Quel que soit le mode scrutin, l’acte du vote consiste en deux cas de figures : Ou bien le vote (pour ou contre), ou bien l’abstention. Le vote blanc, lui, fait partie de la première catégorie. C’est un vote, c’est-à-dire un exercice volontaire, libre et secret, qui engage entièrement la personne du citoyen. Selon la proposition, les « rédacteurs» de l’amendement n’ont trouvé mieux que d’assimiler le vote blanc à d’autres votes rendus « inutiles » dans la comptabilisation des résultats. Une première en droit constitutionnel, et en droit tout court. Mais elle cache un malaise certain chez ces rédacteurs, qui n’ont pu s’attaquer de front aux électeurs, tout aussi libres, des autres camps en présence. A ce titre, ce paragraphe nous a été présenté comme étant « une poubelle légale » dans laquelle on jette tout simplement l’expression de la volonté pleine et entière des gens qui se sont soustraits à nos services et à nos pots de vins… et ainsi de suite.

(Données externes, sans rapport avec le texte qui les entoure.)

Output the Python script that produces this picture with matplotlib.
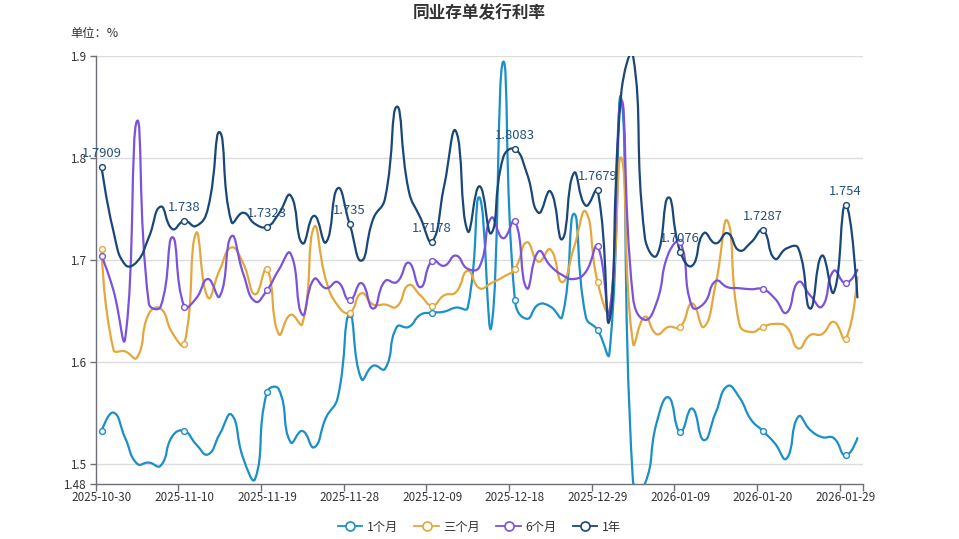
import numpy as np
import pandas as pd
import matplotlib
matplotlib.use("Agg")
import matplotlib.pyplot as plt
from matplotlib.path import Path
from matplotlib.patches import PathPatch
from matplotlib.lines import Line2D

plt.rcParams['font.family'] = ['Noto Sans CJK SC', 'DejaVu Sans']

# ---------------- data ----------------
dates = [d.strftime('%Y-%m-%d') for d in pd.bdate_range(
    '2025-10-30', '2026-01-30', freq='C',
    holidays=['2026-01-01', '2026-01-02'])]

series_names = ['1个月', '三个月', '6个月', '1年']

m1 = [1.532, 1.550, 1.525, 1.500, 1.501, 1.498, 1.527, 1.532, 1.519, 1.509,
      1.529, 1.548, 1.505, 1.485, 1.570, 1.573, 1.521, 1.532, 1.516, 1.545,
      1.565, 1.647, 1.583, 1.596, 1.593, 1.634, 1.634, 1.646, 1.648, 1.649,
      1.653, 1.653, 1.761, 1.634, 1.894, 1.660, 1.642, 1.656, 1.654, 1.644,
      1.745, 1.644, 1.631, 1.608, 1.858, 1.482, 1.480, 1.540, 1.565, 1.531,
      1.554, 1.523, 1.550, 1.576, 1.565, 1.543, 1.532, 1.520, 1.505, 1.546,
      1.533, 1.526, 1.525, 1.508, 1.525]

m3 = [1.710, 1.612, 1.610, 1.604, 1.647, 1.652, 1.628, 1.617, 1.726, 1.663,
      1.690, 1.712, 1.696, 1.666, 1.691, 1.627, 1.646, 1.637, 1.732, 1.680,
      1.655, 1.648, 1.667, 1.656, 1.656, 1.654, 1.675, 1.665, 1.655, 1.665,
      1.668, 1.689, 1.672, 1.677, 1.683, 1.691, 1.717, 1.698, 1.710, 1.678,
      1.712, 1.747, 1.678, 1.650, 1.800, 1.618, 1.644, 1.627, 1.634, 1.634,
      1.657, 1.634, 1.676, 1.738, 1.637, 1.629, 1.634, 1.637, 1.634, 1.613,
      1.626, 1.627, 1.639, 1.622, 1.683]

m6 = [1.704, 1.670, 1.623, 1.836, 1.657, 1.654, 1.722, 1.654, 1.662, 1.681,
      1.664, 1.723, 1.686, 1.659, 1.670, 1.690, 1.706, 1.646, 1.681, 1.672,
      1.678, 1.660, 1.677, 1.652, 1.679, 1.678, 1.697, 1.673, 1.699, 1.694,
      1.704, 1.691, 1.693, 1.741, 1.721, 1.738, 1.672, 1.708, 1.694, 1.685,
      1.681, 1.688, 1.713, 1.647, 1.856, 1.663, 1.641, 1.658, 1.706, 1.717,
      1.654, 1.657, 1.679, 1.673, 1.672, 1.671, 1.671, 1.662, 1.648, 1.678,
      1.665, 1.654, 1.689, 1.677, 1.690]

y1 = [1.7909, 1.728, 1.695, 1.698, 1.722, 1.752, 1.730, 1.738, 1.733, 1.750,
      1.825, 1.737, 1.746, 1.735, 1.7323, 1.745, 1.763, 1.716, 1.743, 1.717,
      1.770, 1.735, 1.699, 1.740, 1.760, 1.850, 1.768, 1.741, 1.7178, 1.772,
      1.826, 1.728, 1.772, 1.726, 1.800, 1.8083, 1.785, 1.746, 1.767, 1.720,
      1.785, 1.753, 1.7679, 1.640, 1.863, 1.900, 1.722, 1.704, 1.761, 1.7076,
      1.694, 1.726, 1.716, 1.726, 1.709, 1.717, 1.7287, 1.701, 1.711, 1.711,
      1.652, 1.704, 1.668, 1.754, 1.663]

y_ticks = [1.48, 1.5, 1.6, 1.7, 1.8, 1.9]
y_tick_labels = ['1.48', '1.5', '1.6', '1.7', '1.8', '1.9']

colors = ['#1a8fc8', '#e4a73d', '#7b52db', '#19477a']
all_series = [m1, m3, m6, y1]

# ---------------- figure ----------------
W, H = 959, 539
fig = plt.figure(figsize=(W / 100, H / 100), dpi=100)
left_px, right_px, top_px, bot_px = 95.7, 863.3, 55.7, 484.0
ax = fig.add_axes([left_px / W, 1 - bot_px / H,
                   (right_px - left_px) / W, (bot_px - top_px) / H])

n = len(dates)
ax.set_xlim(-0.5, n - 0.5)
ax.set_ylim(1.48, 1.9)

sx = (right_px - left_px) / n
sy = (bot_px - top_px) / (1.9 - 1.48)


def smooth_path(xs, ys, smooth=0.5):
    P = np.column_stack([np.asarray(xs, float) * sx, np.asarray(ys, float) * sy])
    verts = [P[0]]
    codes = [Path.MOVETO]
    cp0 = P[0]
    for i in range(1, len(P)):
        cur = P[i]
        prev = P[i - 1]
        if i == len(P) - 1:
            ncp = cur
            nxt_cp0 = cur
        else:
            nxt = P[i + 1]
            v = nxt - prev
            l0 = np.hypot(*(cur - prev))
            l1 = np.hypot(*(nxt - cur))
            r = l1 / (l0 + l1) if (l0 + l1) > 0 else 0.5
            ncp = cur - v * smooth * (1 - r)
            nxt_cp0 = cur + v * smooth * r
        verts += [cp0, ncp, cur]
        codes += [Path.CURVE4] * 3
        cp0 = nxt_cp0
    V = np.array(verts)
    V[:, 0] /= sx
    V[:, 1] /= sy
    return Path(V, codes)


x = np.arange(n)
label_idx = list(range(0, n, 7))

for k, (vals, c) in enumerate(zip(all_series, colors)):
    p = smooth_path(x, vals)
    patch = PathPatch(p, fill=False, edgecolor=c, lw=1.6, zorder=3 + k,
                      joinstyle='round', capstyle='round')
    ax.add_patch(patch)
    ax.plot(x[label_idx], np.asarray(vals)[label_idx], 'o', ms=4.2,
            mfc='white', mec=c, mew=1.0, zorder=10 + k, clip_on=False)

# value labels for 1年
for i in label_idx:
    v = y1[i]
    ax.annotate(f'{v:g}', (i, v), xytext=(0, 7), textcoords='offset pixels',
                ha='center', va='bottom', fontsize=9.4, color='#24507e',
                zorder=20)

# axes styling
for s in ['top', 'right']:
    ax.spines[s].set_visible(False)
for s in ['left', 'bottom']:
    ax.spines[s].set_color('#6e7079')
    ax.spines[s].set_linewidth(1.0)

ax.set_yticks(y_ticks)
ax.set_yticklabels(y_tick_labels)
ax.tick_params(axis='y', length=4, width=1, color='#6e7079',
               labelsize=8.4, labelcolor='#333333', pad=3)
for yv in y_ticks[1:]:
    ax.axhline(yv, color='#dcdcdc', lw=1.0, zorder=1)

ax.set_xticks([i - 0.5 for i in label_idx] + [n - 0.5])
ax.set_xticklabels([])
ax.set_xticks(label_idx, minor=True)
ax.set_xticklabels([dates[i] for i in label_idx], minor=True)
ax.tick_params(axis='x', which='major', length=5, width=1, color='#6e7079')
ax.tick_params(axis='x', which='minor', length=0, labelsize=8.4,
               labelcolor='#333333', pad=5)

# title & unit
fig.text(0.5, 1 - 13 / H, '同业存单发行利率', ha='center', va='center',
         fontsize=12, fontweight='bold', color='#333333')
fig.text(70 / W, 1 - 33 / H, '单位：%', ha='left', va='center',
         fontsize=8.8, color='#333333')

# legend
handles = [Line2D([], [], color=c, lw=1.3, marker='o', ms=6.5, mfc='white',
                  mec=c, mew=1.2) for c in colors]
fig.legend(handles, series_names, loc='center', ncol=4,
           bbox_to_anchor=(0.5, 1 - 527 / H), frameon=False, fontsize=8.8,
           handlelength=2.0, handletextpad=0.4, columnspacing=1.3,
           labelcolor='#333333')

fig.savefig('out.png', dpi=100)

Le cas le plus risible n’a pas apparemment été examiné par nos muftis experts. Et si les votes blancs dépassent le seuil proposé des 5% ? Et s’ils le dépassent tandis que le parti des rédacteurs de cette hérésie n’atteint pas les 5% fétiches ? On jette donc les bulletins blancs, on ne les comptabilise pas. On en fait quoi donc ? Où est ce que on les met ? Dans le compte de qui ? Et selon quelle procédure transparente ?
A bien lire les interlignes, on ne tarde pas à découvrir un déficit de sérénité politique chez les rédacteurs de ce projet vertical. Ils craignent le vote blanc en cours de massification par l’actualité qui avance, en limant chaque jour un peu plus les hégémonies extraconstitutionnelles nourries à la face de l’électorat tunisien, que trois échéances électorales ont bien « cultivé ». Sur cette base, il convient de rappeler fermement que le vote blanc est bel et bien un vote plein et plus expressif que l’abstention. C’est un acte engageant, conscient et responsable que personne ne peut présenter comme étant répréhensible.
Les « blessures » de l’histoire proche
Pire encore, c’est le seul vote authentiquement démocratique, dans la mesure où il est le moins corruptible par l’argent sale qui n’a cessé d’entacher les élections depuis 2011. Le vote blanc est le plus engageant et le plus libertaire. Sans préjudice à tout ce qui peut être reproché aux autres votes, le vote blanc est la forme démocratique la plus violente et la plus pacifique, quand les élections sont organisées afin de raffermir les goujats que nous supportons depuis 2011. Le bulletin blanc est l’expression d’un refus de la totalité des candidats, jugés corrompus ou inaptes à l’honneur du service public. Ne pas le comptabiliser se présente comme étant un crime électoral « parfait », en ce sens qu’il réduit la volonté du citoyen à un simple instrument inerte dans une démocratie lobbyiste difforme.
Ce même vote blanc a coûté cher aux « vainqueurs » des élections de la Constituante. Et c’est pourquoi il a été diabolisé dans les meetings électoraux de l’époque. Des sommes « supplémentaires » énormes avaient dû être injectées, en catastrophe, dans les ceintures rurales de grandes agglomérations, parmi la population démunie, qui ne comprenait pas, à l’époque, le vrai sens civique du vote.
Force, maintenant, est de reconnaitre que les données ont changé, et que plus rien n’est à l’abri de l’humeur d’un peuple qui ne tardera pas à exprimer son ras-le bol dans la rue, à la manière du 14 janvier 2011.
Le vote blanc ne tardera pas à être une partie intégrante du processus électoral démocratique, n’en déplaise aux rêveurs de tous bords. L’histoire est tout sauf amnésique. Son verdict est sans appel.
Les élections sont un devoir et un droit absolu. Toute tentative de les conditionner politiquement est un acte contraire à toutes les conventions et chartes internationales et régionales des droits de l’homme. Commençons donc par légiférer sur l’argent des campagnes électorales. La base logique de tous les bulletins blancs, que personne ne pourra assimiler à des infractions, puisqu’ils ne peuvent émaner que de personnes plus conscientes et plus cultivées que les ignares qui nous prétendent exprimer la voix de l’électeur tunisien. Halte donc à ces machinations sans lendemain.